Are Proxy Access Bylaws Legal?

Proxy Access Meets Private Ordering

Despite the invalidation of the Securities and Exchange Commission's proxy access rule last summer, many companies are considering, or are being forced to consider, adoption of proxy access bylaws.  This is what many academics are wont to call "private ordering".

I've seen a number of recommendations concerning proxy access bylaws - whether they should be adopted, what they should say, etc.  The sub silentio assumption is that these bylaws are legal. But are they?

Forget Maine, Remember Delaware

Remember, that Delaware in 2009 enacted legislation, H.B. 19, 145th Gen. Assem. (Del. 2009), to authorize explicitly and specifically proxy access bylaws.  Tit. 8, Del. Code § 112.

Don't Even Think About Discriminating In California

California, in contrast, has enacted no such provision.  The current General Corporation Law would seem to rule out discriminatory bylaws.  Indeed, at least two statutes mandate equality.  Section 400(b) provides:

All shares of any one class shall have the same voting, conversion and redemption rights and other rights, preferences, privileges and restrictions, unless the class is divided into series.

In addition Section 203 provides:

Except as specified in the articles or in any shareholders' agreement, no distinction shall exist between classes or series of shares or the holders thereof.

(Don't be confused by the reference to a "shareholders' agreement".  As defined in Section 186, the term has a very specific meaning limited to close corporations.)

My answer to the question of whether a proxy access bylaw is valid is that it depends - it depends on the law of the state of incorporation.   Maybe, we'll see the question addressed in Rule 14a-8 no-action letters.

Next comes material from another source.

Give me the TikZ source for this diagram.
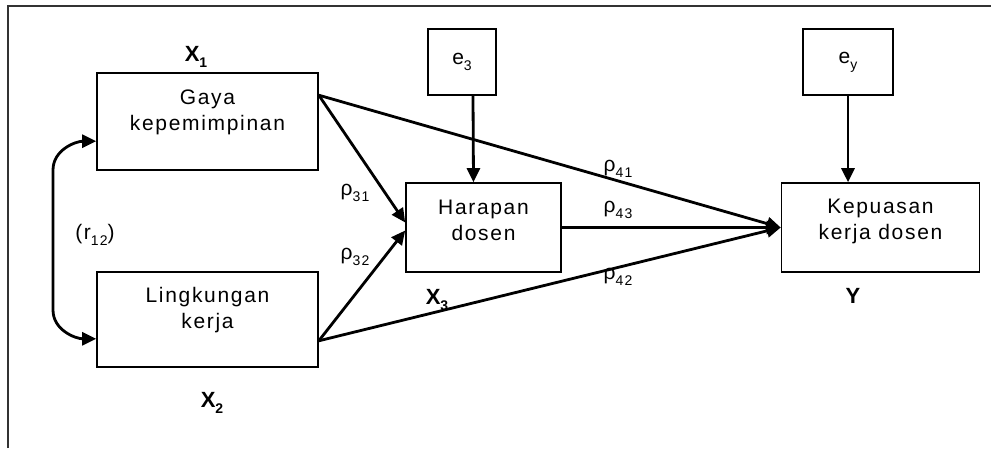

P.S. - I think that the legislature may have misused "shall" in Section 203.  As defined, in Corporations Code Section 15, "shall" is mandatory while "may" is permissive.  In Section 400(b), "shall" clearly is mandatory - i.e.,  all shares of any one class must have the same . . . .  In Section 203, "shall" is used in the permissive sense - i.e., no distinction is permitted to exist . . . .  See "When Shall/Will/Must/May We Meet Again?"